What is most important to him is ‘‘to save the lives and further the work’’ of the others who fight against the Nazis. To this end, he will commit murder, even though it causes him and his family great pain. In an effort to explain his actions, he asks Fanny and David, ‘‘does one understand a killing?’’ He then compares what he did to the necessity of killing in a war. Yet, he also admits, ‘‘I have a great hate for the violent. They are the sick of the world. Maybe I am sick now too.’’ Bernard F. Dick, in his article for American Writers Supplement, notes that when Kurt apologizes to his children for committing the murder, he refers to Jean Valjean in Les Miserables and so invites a comparison ‘‘between the theft of bread and the murder of a fascist.’’ In this way, Dick claims, Kurt ‘‘indicts himself and pardons himself at the same time.’’

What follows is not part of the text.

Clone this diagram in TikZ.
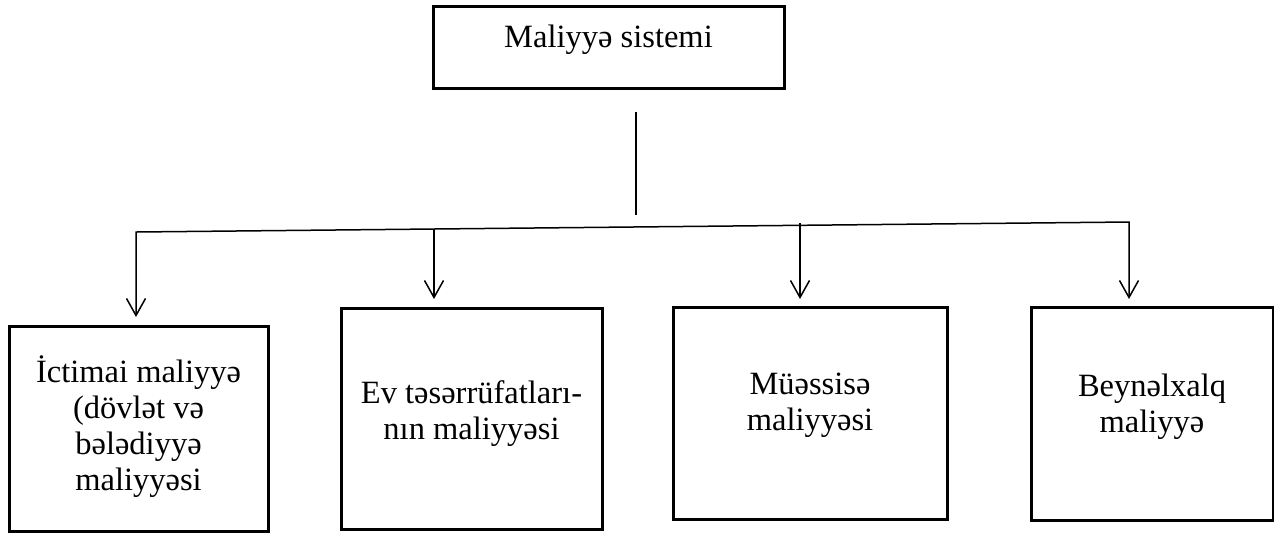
\documentclass[tikz,border=0pt]{standalone}
\usepackage{fontspec}
\setmainfont{Liberation Serif}
\usetikzlibrary{arrows.meta}
\begin{document}
\begin{tikzpicture}[x=0.5pt,y=-0.5pt,
  box/.style={draw,line width=1.5pt,inner sep=0pt,outer sep=0pt},
  lbl/.style={align=center,font=\fontsize{16.25}{18}\selectfont,inner sep=0pt},
  conn/.style={line width=0.75pt},
  tip/.tip={Straight Barb[length=8.5pt,width=9.5pt]},
  arr/.style={conn,-tip}]
\useasboundingbox (0,0) rectangle (1274,532);
% boxes
\node[box,minimum width=175.5pt,minimum height=41pt] (b0) at (608.5,47) {};
\node[box,minimum width=129.5pt,minimum height=102.5pt] (b1) at (138.5,428.5) {};
\node[box,minimum width=130.5pt,minimum height=110.5pt] (b2) at (471.5,418.5) {};
\node[box,minimum width=137pt,minimum height=106pt] (b3) at (810,413) {};
\node[box,minimum width=121pt,minimum height=106.5pt] (b4) at (1152,413.5) {};
% labels
\node[lbl] (t0) at (608.5,39.5) {Maliyyə sistemi};
\node[lbl] (t1) at (138.5,427) {İctimai maliyyə\\(dövlət və\\bələdiyyə\\maliyyəsi};
\node[lbl] (t2) at (471.5,414) {Ev təsərrüfatları-\\nın maliyyəsi};
\node[lbl] (t3) at (810,405) {Müəssisə\\maliyyəsi};
\node[lbl] (t4) at (1152,406.5) {Beynəlxalq\\maliyyə};
% connector points
\coordinate (v1) at (636,112);
\coordinate (v2) at (636,215);
\coordinate (hl) at (136,232);
\coordinate (hr) at (1129,222);
\coordinate (a1) at (136,317);
\coordinate (a4) at (1129,299);
\coordinate (s2) at (434,230);
\coordinate (a2) at (434,299);
\coordinate (s3) at (800,223);
\coordinate (a3) at (800,299);
% connectors
\draw[conn] (v1) -- (v2);
\draw[conn,tip-tip] (a1) -- (hl) -- (hr) -- (a4);
\draw[arr] (s2) -- (a2);
\draw[arr] (s3) -- (a3);
\end{tikzpicture}
\end{document}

Sara Müller Sara Müller, Fanny’s daughter and Kurt’s wife, proves her independent nature when she ignores her mother’s wish for her not to marry Kurt. Even though when she returns to the Farrelly home she becomes wistful for the comforts she enjoyed while growing up, she declares to her family that she has led a happy and fulfilled life despite its hardships. She fully supports Kurt’s dangerous activities and keeps a cool head after he kills Teck, fixing up the room as if she has had this responsibility in the past.